After being involved in an incident of friendly fire during Desert Storm, Lt. Commander Nat Sterling (Denzel Washington) has become more and more distant from his family and colleagues, and has taken to drink in hopes of escaping his personal demons. While awaiting the results of the inquiry into the incident, Sterling is assigned to review the candidacy of Captain Karen Walden (Meg Ryan), the first women chosen to receive a Medal of Honor for combat. But this assignment is not as cut and dried as it sounds. Despite the fact that the surviving members of Walden's helicopter crew (including a gaunt Matt Damon and a feral Lou Diamond Phillips) give conflicting statements about the rescue mission that took her life (statements that would seem to indicate court marshal-worthy actions on the part of some of those involved in the mission, including Walden herself), Sterling's superiors, who know that posthumously awarding the medal to a woman will be a huge public relations coup, want the matter dealt with quickly and with as little fuss as possible. Sterling, however, refuses to take the easy route.

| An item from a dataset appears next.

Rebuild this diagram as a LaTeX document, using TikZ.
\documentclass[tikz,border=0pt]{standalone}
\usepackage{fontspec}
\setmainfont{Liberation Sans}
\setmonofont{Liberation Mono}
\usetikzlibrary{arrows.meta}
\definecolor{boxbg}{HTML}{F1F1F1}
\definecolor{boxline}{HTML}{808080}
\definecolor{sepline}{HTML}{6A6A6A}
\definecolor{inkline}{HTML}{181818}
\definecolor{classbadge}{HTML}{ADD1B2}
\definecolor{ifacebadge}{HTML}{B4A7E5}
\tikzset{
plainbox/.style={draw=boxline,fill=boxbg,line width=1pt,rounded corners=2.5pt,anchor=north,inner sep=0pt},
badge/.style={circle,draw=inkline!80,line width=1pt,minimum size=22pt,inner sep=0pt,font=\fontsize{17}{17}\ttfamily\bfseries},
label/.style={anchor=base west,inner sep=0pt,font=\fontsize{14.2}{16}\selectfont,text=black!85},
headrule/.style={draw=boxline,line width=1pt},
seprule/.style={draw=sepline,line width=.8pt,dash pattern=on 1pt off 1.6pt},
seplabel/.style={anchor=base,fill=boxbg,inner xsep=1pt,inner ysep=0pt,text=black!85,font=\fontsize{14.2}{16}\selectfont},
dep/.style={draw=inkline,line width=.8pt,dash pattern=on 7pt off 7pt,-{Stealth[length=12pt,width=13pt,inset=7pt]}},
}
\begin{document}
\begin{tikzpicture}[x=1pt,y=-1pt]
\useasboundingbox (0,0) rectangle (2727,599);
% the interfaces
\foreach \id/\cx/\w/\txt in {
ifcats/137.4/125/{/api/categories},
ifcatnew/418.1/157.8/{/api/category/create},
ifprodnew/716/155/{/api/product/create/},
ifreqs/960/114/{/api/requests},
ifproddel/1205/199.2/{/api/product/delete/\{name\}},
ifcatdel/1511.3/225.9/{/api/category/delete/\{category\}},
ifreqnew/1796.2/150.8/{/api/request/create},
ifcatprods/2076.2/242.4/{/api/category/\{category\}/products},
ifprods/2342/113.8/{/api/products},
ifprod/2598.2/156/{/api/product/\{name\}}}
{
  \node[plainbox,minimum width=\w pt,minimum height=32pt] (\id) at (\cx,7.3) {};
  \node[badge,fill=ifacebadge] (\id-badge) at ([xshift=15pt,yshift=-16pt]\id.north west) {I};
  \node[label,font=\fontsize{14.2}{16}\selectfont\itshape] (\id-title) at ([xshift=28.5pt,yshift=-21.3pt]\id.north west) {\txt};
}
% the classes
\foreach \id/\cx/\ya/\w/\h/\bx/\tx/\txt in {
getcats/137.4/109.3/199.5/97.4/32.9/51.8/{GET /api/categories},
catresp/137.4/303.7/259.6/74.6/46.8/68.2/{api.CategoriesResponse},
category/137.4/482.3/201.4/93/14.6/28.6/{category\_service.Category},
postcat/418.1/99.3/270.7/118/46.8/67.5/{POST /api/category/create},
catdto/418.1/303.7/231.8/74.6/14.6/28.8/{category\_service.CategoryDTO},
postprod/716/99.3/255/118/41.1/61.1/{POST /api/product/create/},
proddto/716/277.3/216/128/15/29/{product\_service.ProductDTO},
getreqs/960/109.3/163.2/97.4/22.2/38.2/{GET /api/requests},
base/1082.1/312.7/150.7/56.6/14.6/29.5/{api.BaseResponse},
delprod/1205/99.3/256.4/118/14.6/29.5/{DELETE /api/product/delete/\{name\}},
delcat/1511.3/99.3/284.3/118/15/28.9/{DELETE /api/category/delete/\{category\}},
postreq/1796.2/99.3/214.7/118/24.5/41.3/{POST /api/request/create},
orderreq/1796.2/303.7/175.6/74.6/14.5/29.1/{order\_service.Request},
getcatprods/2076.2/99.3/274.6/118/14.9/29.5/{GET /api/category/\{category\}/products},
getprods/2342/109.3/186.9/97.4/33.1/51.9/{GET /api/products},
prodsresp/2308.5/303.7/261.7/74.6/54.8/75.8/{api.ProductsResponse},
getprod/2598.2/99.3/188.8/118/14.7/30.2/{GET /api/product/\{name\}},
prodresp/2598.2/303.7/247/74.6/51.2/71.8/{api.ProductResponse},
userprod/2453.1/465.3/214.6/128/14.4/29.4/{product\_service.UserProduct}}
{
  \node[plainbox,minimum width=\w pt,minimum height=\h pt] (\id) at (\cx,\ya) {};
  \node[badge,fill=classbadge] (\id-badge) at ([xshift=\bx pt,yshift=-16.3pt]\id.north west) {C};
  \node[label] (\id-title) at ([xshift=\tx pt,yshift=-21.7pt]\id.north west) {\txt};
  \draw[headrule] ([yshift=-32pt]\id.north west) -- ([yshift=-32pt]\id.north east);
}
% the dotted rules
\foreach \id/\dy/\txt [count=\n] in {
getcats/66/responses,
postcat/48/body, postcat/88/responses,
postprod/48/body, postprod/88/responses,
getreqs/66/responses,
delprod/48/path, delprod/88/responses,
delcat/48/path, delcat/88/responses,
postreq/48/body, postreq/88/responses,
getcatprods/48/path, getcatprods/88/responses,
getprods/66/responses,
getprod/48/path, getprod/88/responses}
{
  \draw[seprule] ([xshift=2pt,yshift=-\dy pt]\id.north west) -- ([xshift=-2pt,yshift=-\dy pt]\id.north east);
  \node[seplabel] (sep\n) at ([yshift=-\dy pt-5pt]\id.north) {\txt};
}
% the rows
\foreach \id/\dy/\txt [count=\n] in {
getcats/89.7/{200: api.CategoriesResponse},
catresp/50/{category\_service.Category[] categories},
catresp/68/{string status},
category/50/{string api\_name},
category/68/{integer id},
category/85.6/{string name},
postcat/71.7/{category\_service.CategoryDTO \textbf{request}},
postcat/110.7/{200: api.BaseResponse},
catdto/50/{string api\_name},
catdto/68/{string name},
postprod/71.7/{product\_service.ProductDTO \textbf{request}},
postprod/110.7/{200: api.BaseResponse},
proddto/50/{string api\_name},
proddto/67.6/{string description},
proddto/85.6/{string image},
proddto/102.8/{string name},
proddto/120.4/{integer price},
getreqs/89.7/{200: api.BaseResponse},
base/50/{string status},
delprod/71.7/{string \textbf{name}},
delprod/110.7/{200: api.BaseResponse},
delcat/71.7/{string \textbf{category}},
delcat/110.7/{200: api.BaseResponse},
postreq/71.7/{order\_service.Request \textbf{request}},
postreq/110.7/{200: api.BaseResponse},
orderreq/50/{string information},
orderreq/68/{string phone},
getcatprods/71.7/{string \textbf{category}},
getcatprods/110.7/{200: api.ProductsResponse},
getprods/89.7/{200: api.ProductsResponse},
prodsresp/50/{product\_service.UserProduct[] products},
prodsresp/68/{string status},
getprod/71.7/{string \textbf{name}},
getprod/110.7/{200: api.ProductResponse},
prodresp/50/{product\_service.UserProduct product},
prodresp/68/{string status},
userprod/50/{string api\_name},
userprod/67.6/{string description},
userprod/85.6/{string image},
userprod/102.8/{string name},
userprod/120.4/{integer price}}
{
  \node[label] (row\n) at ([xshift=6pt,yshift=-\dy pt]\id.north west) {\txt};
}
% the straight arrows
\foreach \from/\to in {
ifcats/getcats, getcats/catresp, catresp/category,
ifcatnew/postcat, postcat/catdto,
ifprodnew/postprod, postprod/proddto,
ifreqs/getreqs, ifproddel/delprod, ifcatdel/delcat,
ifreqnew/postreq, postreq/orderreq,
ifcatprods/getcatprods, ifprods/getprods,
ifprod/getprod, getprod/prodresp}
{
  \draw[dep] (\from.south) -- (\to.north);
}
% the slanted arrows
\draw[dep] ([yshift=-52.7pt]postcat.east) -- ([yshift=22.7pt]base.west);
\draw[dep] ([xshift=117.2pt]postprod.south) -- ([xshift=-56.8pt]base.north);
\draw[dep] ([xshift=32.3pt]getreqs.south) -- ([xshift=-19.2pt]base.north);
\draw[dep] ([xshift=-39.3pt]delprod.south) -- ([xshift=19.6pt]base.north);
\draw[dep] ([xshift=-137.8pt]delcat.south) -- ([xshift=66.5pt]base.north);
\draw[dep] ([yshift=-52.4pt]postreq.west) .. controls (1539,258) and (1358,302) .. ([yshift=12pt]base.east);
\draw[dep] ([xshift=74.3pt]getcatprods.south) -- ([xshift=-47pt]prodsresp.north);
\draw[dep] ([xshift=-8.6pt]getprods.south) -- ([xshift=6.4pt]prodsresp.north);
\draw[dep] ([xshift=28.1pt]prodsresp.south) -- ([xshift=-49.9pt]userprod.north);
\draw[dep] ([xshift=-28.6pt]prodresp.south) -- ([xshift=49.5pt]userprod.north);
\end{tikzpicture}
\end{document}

It seems every decade gets the unofficial Kurosawa remake it deserves, and Edward Zwick's Courage Under Fire is the 1990's entry in that particular cinematic club (we'll just forget about Last Man Standing). There's no question that Patrick Sheane Duncan's screenplay owes more than a small debt to Rashomon, both in terms of its structure and themes--each involves a quest for the truth, with multiple recollections of a single event unfolding in flashback. But if you're going to steal, you might as well steal from the best, so it's hard to fault Duncan--whose work on Mr. Holland's Opus and the Johnny Depp thriller Out of Time gave no indication of the heights he would reach here--for his actions. And while Courage doesn't have quite the same impact as Kurosawa's film (how could it?), it's nevertheless an exceptional, albeit curiously underrated film. (It's also miles ahead of that other Rashomon remake, The Outrage, which featured Paul Newman as, of all things, a Mexican bandit).

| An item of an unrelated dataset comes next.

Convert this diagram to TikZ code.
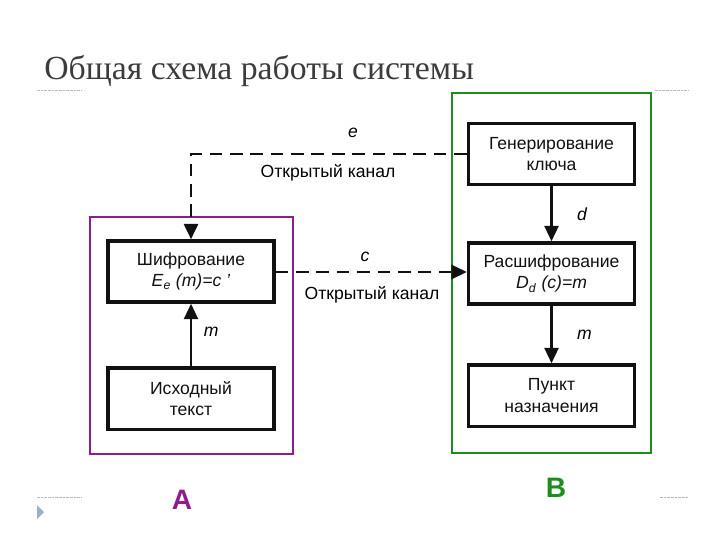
\documentclass[tikz,border=0pt]{standalone}
\usepackage{fontspec}
\setmainfont{Liberation Sans}
\newfontfamily\titlefont{Liberation Serif}
\usepackage{xcolor}
\usetikzlibrary{arrows.meta,positioning,calc}
\definecolor{ink}{HTML}{111111}
\definecolor{frameA}{HTML}{8E1C8E}
\definecolor{frameB}{HTML}{1E8C1E}
\definecolor{rule}{HTML}{B8B8B8}
\definecolor{titlegray}{HTML}{3C3C3C}
\definecolor{navtip}{HTML}{9AAFC8}

\begin{document}
\begin{tikzpicture}[x=0.025cm,y=-0.025cm,font=\fontsize{12.5}{15.5}\selectfont,>={Triangle[length=11pt,width=10pt]}]
\tikzset{
  block/.style={draw=ink,line width=2.3pt,fill=white,minimum width=4.15cm,minimum height=1.53cm,align=center,inner sep=1pt,text=ink},
  frame/.style={line width=1.8pt},
  link/.style={->,draw=ink,line width=1.7pt},
  channel/.style={->,draw=ink,line width=2pt,dash pattern=on 9pt off 5.5pt},
  tag/.style={font=\fontsize{12.5}{14}\selectfont\itshape},
  hrule/.style={draw=rule,line width=0.6pt,dash pattern=on 2pt off 0.6pt}
}
\useasboundingbox (0,0) rectangle (720,540);

% title and slide rules
\node[anchor=base west,font=\titlefont\fontsize{24}{28}\selectfont,text=titlegray,inner sep=0] (title) at (44,79) {Общая схема работы системы};
\draw[hrule] (37,90) -- (82,90);
\draw[hrule] (655,90) -- (688,90);
\draw[hrule] (37,497) -- (82,497);
\draw[hrule] (660,497) -- (688,497);
\fill[fill=navtip] (37,505) -- (44,512) -- (37,519) -- cycle;

% frames of the two parties
\draw[frame,draw=frameA] (90,217) rectangle (293,454);
\draw[frame,draw=frameB] (452,93) rectangle (651,453);
\node[font=\fontsize{20}{20}\selectfont\bfseries,text=frameA] (labA) at (182,500) {A};
\node[font=\fontsize{20}{20}\selectfont\bfseries,text=frameB] (labB) at (556,488) {B};

% blocks
\node[block] (enc) at (191,271.5) {Шифрование\\\textit{E}\textsubscript{\textit{e}} \textit{(m)=c '}};
\node[block] (src) at (191,398.5) {Исходный\\текст};
\node[block] (gen) at (551.5,154) {Генерирование\\ключа};
\node[block] (dec) at (551.5,273.5) {Расшифрование\\\textit{D}\textsubscript{\textit{d}} \textit{(c)=m}};
\node[block] (dst) at (551.5,395.5) {Пункт\\назначения};

% connectors
\draw[link] (src) -- (enc) node[tag,pos=0.55,right=5pt] {m};
\draw[link] (gen) -- (dec) node[tag,midway,right=14pt] {d};
\draw[link] (dec) -- (dst) node[tag,midway,right=14pt] {m};
\draw[channel] (gen.west) -| (enc.north);
\draw[channel] (enc.east |- 0,272) -- (dec.west |- 0,272);

% channel labels
\node[tag] (e) at (353,133) {e};
\node (ch1) at (328,173) {Открытый канал};
\node[tag] (c) at (365,257) {c};
\node (ch2) at (372,295) {Открытый канал};
\end{tikzpicture}
\end{document}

This is an exceedingly well-crafted film. It's intelligent and involving; the acting it first-rate. I marvel at how the story somehow manages to continue to build and grow murkier even as its outer layers are being peeled away. And I've always admired how Zwick and Duncan bring a distinct feel and tone to the various crewmen's stories. Each flashback has essentially the same beginning and conclusion, but the heart of each is quite different, both in content and execution. It's almost as if each had been created by a different writer and director. And when the truth is finally revealed, it's an amalgam of what has come before, again both in terms of content and execution. This approach definitely works in the film's favor, adding several layers to the mystery at the heart of the story.
Despite my immense admiration for the film, there's one scene that continues to bother me. It's the scene involving the train, and while I understand its purpose and intent, it strikes me as being a bit too overwrought and over-the-top to really jibe with the rest of the film. It's a minor flaw, but a flaw nonetheless. And I know people who find the conclusion too easy and pat, but I don't; I find the ending immensely satisfying, and can't think of a more appropriate way to conclude the story. And while we're on the subject of flaws, someone needs to tell Meg Ryan she should never again attempt a Southern accent. Just thought I'd put that out there.

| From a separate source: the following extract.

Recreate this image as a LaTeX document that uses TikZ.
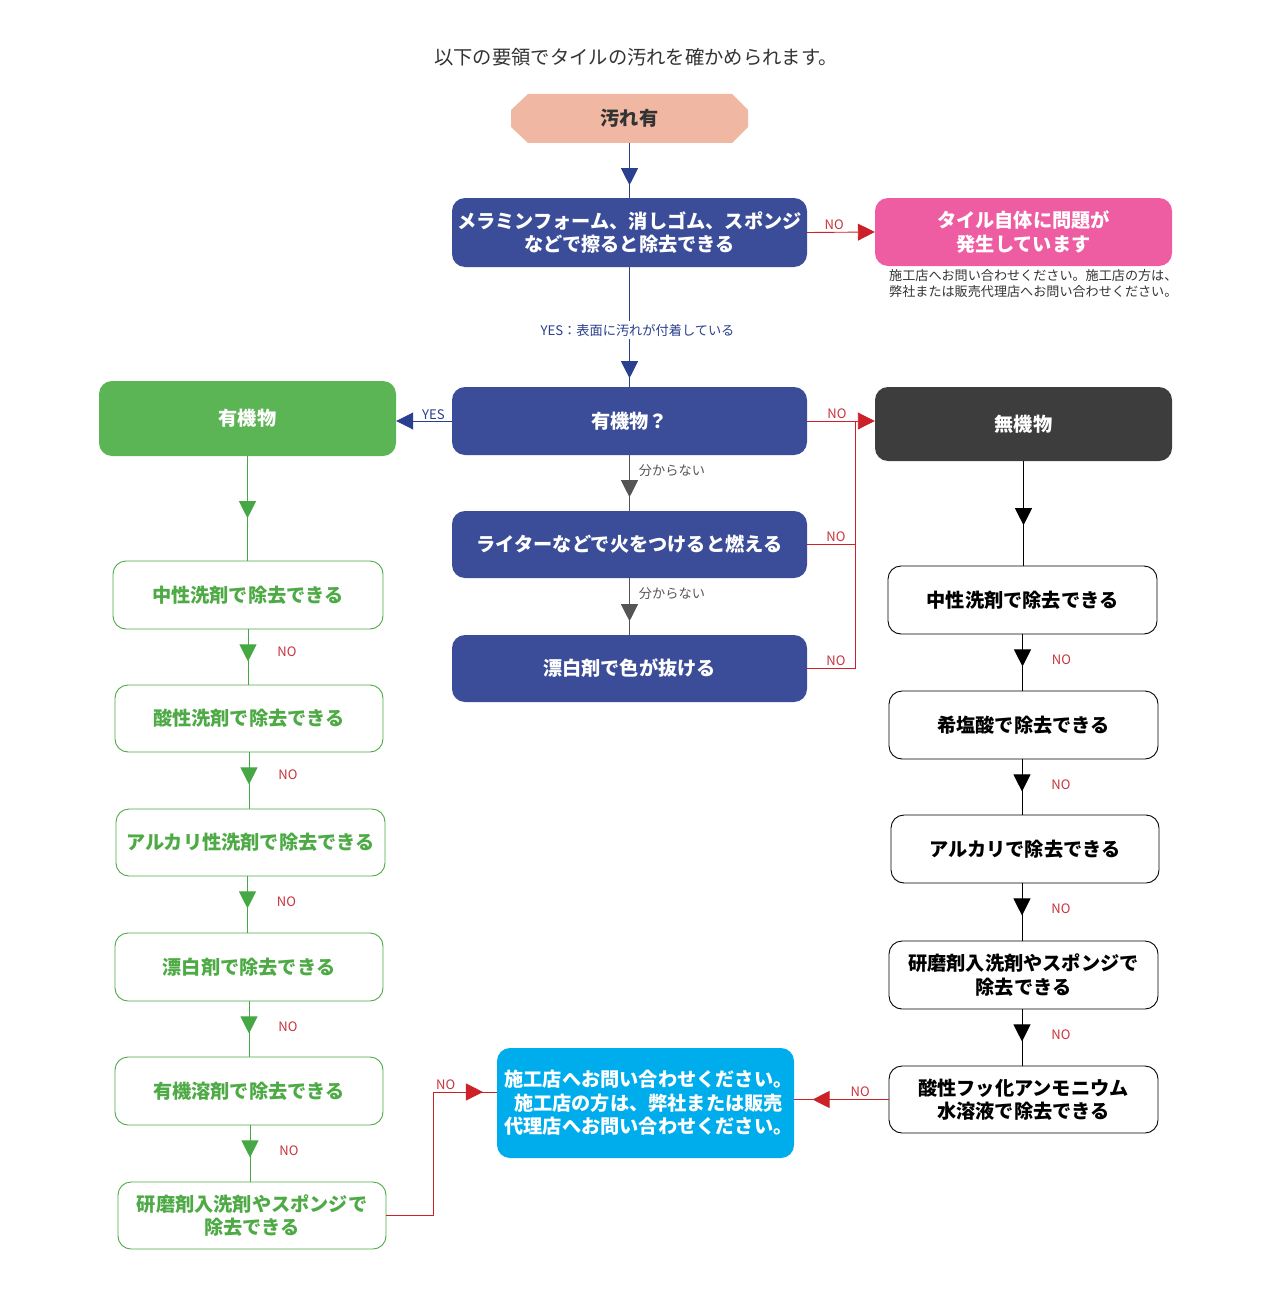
\documentclass[tikz,border=0pt]{standalone}
\usepackage{fontspec}
\setmainfont{Noto Sans CJK JP}
\usetikzlibrary{arrows.meta,decorations.markings}
\definecolor{cblue}{HTML}{3B4D98}
\definecolor{cbline}{HTML}{2B3F8F}
\definecolor{cpink}{HTML}{EE5CA1}
\definecolor{cgreen}{HTML}{5CB554}
\definecolor{cgline}{HTML}{45A845}
\definecolor{cgtext}{HTML}{4DAA45}
\definecolor{cdark}{HTML}{3D3D3D}
\definecolor{ccyan}{HTML}{00ADEC}
\definecolor{csalmon}{HTML}{F0B8A2}
\definecolor{cred}{HTML}{CC2128}
\definecolor{cnotext}{HTML}{C8323C}
\definecolor{cgray}{HTML}{555555}
\definecolor{ctext}{HTML}{333333}
\begin{document}
\begin{tikzpicture}[x=1pt,y=-1pt,
  box/.style={rounded corners=13pt, inner sep=0pt, align=center,
    font=\fontsize{19.2}{23.5}\selectfont\bfseries, text=white},
  bluebox/.style={box, fill=cblue, minimum width=355pt},
  greenbox/.style={box, draw=cgtext, line width=0.9pt, fill=white, text=cgtext, minimum width=268pt, minimum height=68pt},
  blackbox/.style={box, draw=black, line width=0.9pt, fill=white, text=black, minimum width=269pt, minimum height=68pt},
  lbl/.style={font=\fontsize{13.2}{15}\selectfont, inner sep=1pt},
  nolbl/.style={font=\fontsize{13}{15}\selectfont, inner sep=1pt, text=cnotext},
  tipat/.style={postaction={decorate}, decoration={markings,
    mark=at position #1 with {\arrow{Triangle[width=17pt,length=17pt]}}}},
  endtip/.style={-{Triangle[width=17pt,length=17pt]}},
  ln/.style={line width=0.9pt}
]
\useasboundingbox (0,0) rectangle (1276,1300);

% title
\node[font=\fontsize{19.3}{21}\selectfont, text=ctext] (title) at (636,57) {以下の要領でタイルの汚れを確かめられます。};

% start shape
\path[fill=csalmon] (511,110) -- (528,94) -- (732,94) -- (748,110) -- (748,127) -- (732,143) -- (528,143) -- (511,127) -- cycle;
\node[box, text=ctext, minimum width=237pt, minimum height=49pt] (dirty) at (629.5,118.5) {汚れ有};

% center column
\node[bluebox, minimum height=69pt] (mel) at (629.5,232.5) {メラミンフォーム、消しゴム、スポンジ\\などで擦ると除去できる};
\node[box, fill=cpink, minimum width=297pt, minimum height=68pt] (tile) at (1023.5,232) {タイル自体に問題が\\発生しています};
\node[anchor=north west, align=left, text=ctext, font=\fontsize{13.1}{16}\selectfont, inner sep=0pt] (note) at (889,269) {施工店へお問い合わせください。施工店の方は、\\弊社または販売代理店へお問い合わせください。};

\node[bluebox, minimum height=68pt] (yuki) at (629.5,421) {有機物？};
\node[box, fill=cgreen, minimum width=297pt, minimum height=75pt] (org) at (247.5,418.5) {有機物};
\node[box, fill=cdark, minimum width=297pt, minimum height=74pt] (muki) at (1023.5,424) {無機物};
\node[bluebox, minimum height=67pt] (lighter) at (629.5,544.5) {ライターなどで火をつけると燃える};
\node[bluebox, minimum height=67pt] (bleach) at (629.5,668.5) {漂白剤で色が抜ける};

% left column
\node[greenbox, minimum width=270pt] (L1) at (248,595) {中性洗剤で除去できる};
\node[greenbox, minimum height=67pt] (L2) at (249,718.5) {酸性洗剤で除去できる};
\node[greenbox, minimum width=269pt, minimum height=67pt] (L3) at (250.5,842.5) {アルカリ性洗剤で除去できる};
\node[greenbox] (L4) at (249,967) {漂白剤で除去できる};
\node[greenbox] (L5) at (249,1091) {有機溶剤で除去できる};
\node[greenbox, minimum height=67pt] (L6) at (252,1215.5) {研磨剤入洗剤やスポンジで\\除去できる};

% right column
\node[blackbox] (R1) at (1022.5,600) {中性洗剤で除去できる};
\node[blackbox] (R2) at (1023.5,725) {希塩酸で除去できる};
\node[blackbox, minimum width=268pt] (R3) at (1025,849) {アルカリで除去できる};
\node[blackbox] (R4) at (1023.5,975) {研磨剤入洗剤やスポンジで\\除去できる};
\node[blackbox, minimum height=67pt] (R5) at (1023.5,1099.5) {酸性フッ化アンモニウム\\水溶液で除去できる};

% contact box
\node[box, fill=ccyan, minimum width=297pt, minimum height=110pt] (shiko) at (645.5,1103) {\hspace*{6pt}施工店へお問い合わせください。\\\hspace*{6pt}施工店の方は、弊社または販売\\\hspace*{6pt}代理店へお問い合わせください。};

% junction coordinates
\coordinate (j) at (855,421);
\coordinate (c1) at (433,1092);

% connectors
\draw[ln, cbline, tipat=42pt] (dirty.south) -- (mel.north);
\draw[ln, cred, endtip] (mel.east) -- node[nolbl, above=1pt, pos=0.4] {NO} (tile.west);
\draw[ln, cbline, tipat=111pt] (mel.south) -- node[lbl, text=cbline, fill=white, pos=0.525, inner sep=3pt, xshift=8pt] {YES：表面に汚れが付着している} (yuki.north);
\draw[ln, cbline, endtip] (yuki.west) -- node[lbl, text=cbline, above=0pt, pos=0.33] {YES} (yuki.west -| org.east);
\draw[ln, cred, endtip] (yuki.east) -- node[nolbl, above=1pt, pos=0.44] {NO} (yuki.east -| muki.west);
\draw[ln, cred] (lighter.east) -| node[nolbl, above=1pt, pos=0.3] {NO} (j);
\draw[ln, cred] (bleach.east) -| node[nolbl, above=1pt, pos=0.3] {NO} (j);
\draw[ln, cgray, tipat=42pt] (yuki.south) -- node[lbl, text=cgray, right=8pt, pos=0.28] {分からない} (lighter.north);
\draw[ln, cgray, tipat=43pt] (lighter.south) -- node[lbl, text=cgray, right=8pt, pos=0.28] {分からない} (bleach.north);

% left chain
\draw[ln, cgline, tipat=62pt] (org.south) -- (org.south |- L1.north);
\draw[ln, cgline, tipat=32pt] (L1.south) -- node[nolbl, right=28pt, pos=0.4] {NO} (L1.south |- L2.north);
\draw[ln, cgline, tipat=32pt] (L2.south) -- node[nolbl, right=28pt, pos=0.4] {NO} (L2.south |- L3.north);
\draw[ln, cgline, tipat=32pt] ([xshift=-3pt]L3.south) -- node[nolbl, right=28pt, pos=0.45] {NO} ([xshift=-3pt]L3.south |- L4.north);
\draw[ln, cgline, tipat=32pt] (L4.south) -- node[nolbl, right=28pt, pos=0.45] {NO} (L4.south |- L5.north);
\draw[ln, cgline, tipat=32pt] ([xshift=1pt]L5.south) -- node[nolbl, right=28pt, pos=0.45] {NO} ([xshift=1pt]L5.south |- L6.north);
\draw[ln, cred, tipat=220pt] (L6.east) -| (c1) -- node[nolbl, above=1pt, pos=0.2] {NO} (c1 -| shiko.west);

% right chain
\draw[ln, black, tipat=64pt] (muki.south) -- (muki.south |- R1.north);
\draw[ln, black, tipat=32pt] (R1.south) -- node[nolbl, right=28pt, pos=0.45] {NO} (R1.south |- R2.north);
\draw[ln, black, tipat=32pt] ([xshift=-1.5pt]R2.south) -- node[nolbl, right=28pt, pos=0.45] {NO} ([xshift=-1.5pt]R2.south |- R3.north);
\draw[ln, black, tipat=32pt] ([xshift=-3pt]R3.south) -- node[nolbl, right=28pt, pos=0.45] {NO} ([xshift=-3pt]R3.south |- R4.north);
\draw[ln, black, tipat=32pt] ([xshift=-1.5pt]R4.south) -- node[nolbl, right=28pt, pos=0.45] {NO} ([xshift=-1.5pt]R4.south |- R5.north);
\draw[ln, cred, tipat=76pt] (R5.west) -- node[nolbl, above=1pt, pos=0.3] {NO} (R5.west -| shiko.east);
\end{tikzpicture}
\end{document}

According to information provided in this disc's supplements, the U.S. military had agreed to cooperate in the film's production, providing technical assistance, weaponry, etc., but later pulled its support. While I can understand this decision, the film is hardly an indictment of the armed forces. If anything, it's an indictment of hypocrisy and the mindset of employing both public and private faces, a practice that is in no way exclusive to the military. As was the case with Rashomon, thematically the story could very easily translate to other times and settings.
The 1.85:1 transfer exhibits the same minor flaws as that of the standard definition release: a bit of edge enhancement and a couple of noisy backgrounds. Other than that, it's excellent (so excellent I almost hate to have to knock the rating down). As I mentioned earlier, the fantastic cinematography comes courtesy of Roger Deakins, and I'd wager that it was his work here that led to his being hired by Sam Mendes to shoot Jarhead. There is an intentional disparity between the visual schemes of the story's two timeframes (muted and somewhat dark for the investigation, bright and somewhat bleak for the flashbacks), and the transfer captures both very well. Colors are vibrant and saturated when they need to be. The level of detail is quite impressive, especially in the opening nighttime battle sequence.
It's a Fox release, so you get the expected DTS HD 5.1 Master Lossless Audio track, and this time around it's a fantastic one. Much like the visuals, the sound design varies greatly between the two sections of the film. Much of the dialogue in the investigation sequences is spoken in hushed tones, and the surrounds rarely come into play. The flashbacks, on the other hand, are incredibly dynamic, with the entire soundstage put to excellent use; the surrounds and low end are constantly engaged. And because it plays an important part in the plot, each weapon has its own individual, easily recognizable sound. French and Spanish Dolby Digital 5.1 tracks are also included, as are English and Spanish subtitles.
Director Edward Zwick's commentary track isn't quite up to the standards of his other commentaries, but it is still very interesting and informative, balancing production information with observations regarding character and story.
Fox has also included a Trivia Track. This one does contain a few nuggets of production info, but most of the material concerns the military vehicles and weaponry featured in the film. And in a welcome move, this one is much easier to read than the others I've encountered.
The disc has been enhanced for playback compatibility with D-Box Motion Control Systems.
Rounding things out is the film's theatrical trailer.
Courage Under Fire is a truly great film, and its effectiveness doesn't dim with subsequent viewings. Highly recommended.